Guns, Germs, and Steel

Guns, Germs, and Steel:

The Fates of Human Societies

By Jared Diamond

Publication Date: April 1, 1999 | ISBN-10: 0393317552 | ISBN-13: 978-0393317558

Guns, Germs and Steel

Guns, Germs, and Steel: The Fates of Human Societies by Jared Diamond
My rating: 5 of 5 stars

The book attempts to explain why Europeans dominated the world for a period of time and now no longer do. It has nothing to do with some mysterious genetic superiority of one people over another. Diamond summarized his findings as follows: “History followed different courses for different peoples because of differences among peoples environments, not because of biological differences among people themselves.”

The major driver was that the Fertile Crescent contained seed crops and animals (sheep, goats, cattle, pigs, and horses) that lent themselves to successful domestication. This domestication then spread roughly along the same parallel east to Asia and west to Europe. Domestication didn’t spread in the America’s and Africa’s due to their north-south orientation. Advances quickly moved back and forth between east and west, but climatic zone differences inhibit flows north and south. This resulted in massive food production in Eurasia. Food production, in turn, led to stationary populations and excess food that supported artists, bureaucrats and soldiers and sophisticated technologies (guns and steel).
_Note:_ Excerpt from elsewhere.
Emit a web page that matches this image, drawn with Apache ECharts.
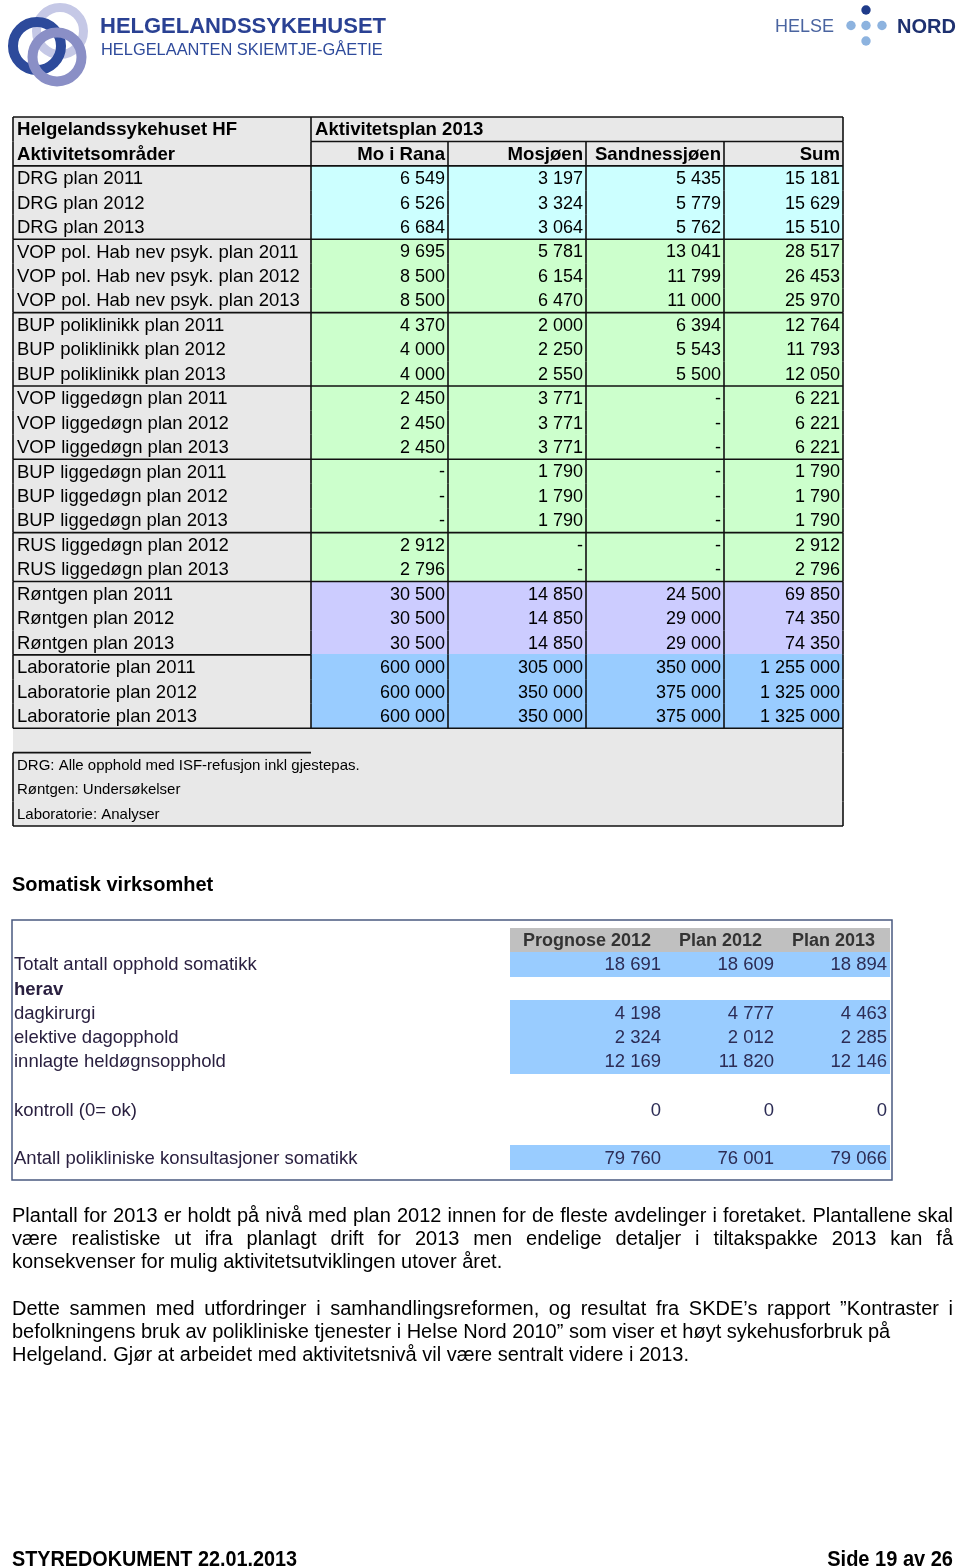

Population density along with close contact with animals, led to germs affecting large numbers of people. As infectious diseases killed large numbers, the surviviors developed immunity to them. The black death is a good example. Anywhere from 30% to 60% of the total population in Europe died. The population did rebound over time. In the Americans, disease killed 95% of the Native American population, which was estimated at 20,000,000 decimated in 1492. Germs didn’t have the same impact in Africa as it wasn’t isolated from Eurasia and so had been affected my the same diseases.

Technology advantages, plus immunity to most germs, allowed Eurasians to easily subdue the natives of the Americas, Australia and Southeast Asia.

At the end of book Diamond addresses why Europe instead of the Fertile Crescent or China end up on top during the last 500 years. For the Fertile Crescent he states that it is due to resource depletion. For China Diamond claims it is because there were no geographic barriers in that part of the world so China was unified politically – so a decision made centrally affected all of China. In Europe the opposite was the case. There are so many geographic barriers that Europe was not unified politically. China was ahead of Europe in almost every area in the 1400s. They had massive fleets with ships orders of magnitude bigger than Europe had at the time exploring under the command of Zheng He from 1405 to 1433. However, when the faction that support the fleets fell out of favor, the exploration were abandoned and the information about the fleets suppressed and China turned inward. In Europe. Columbus was able to go from court to court until he found backing for his voyage. My personal opinion is that this doesn’t fully explain the China vs Europe issue and that there were more factors involved.

I highly recommend this book as it does shed light on how the world got the way it is.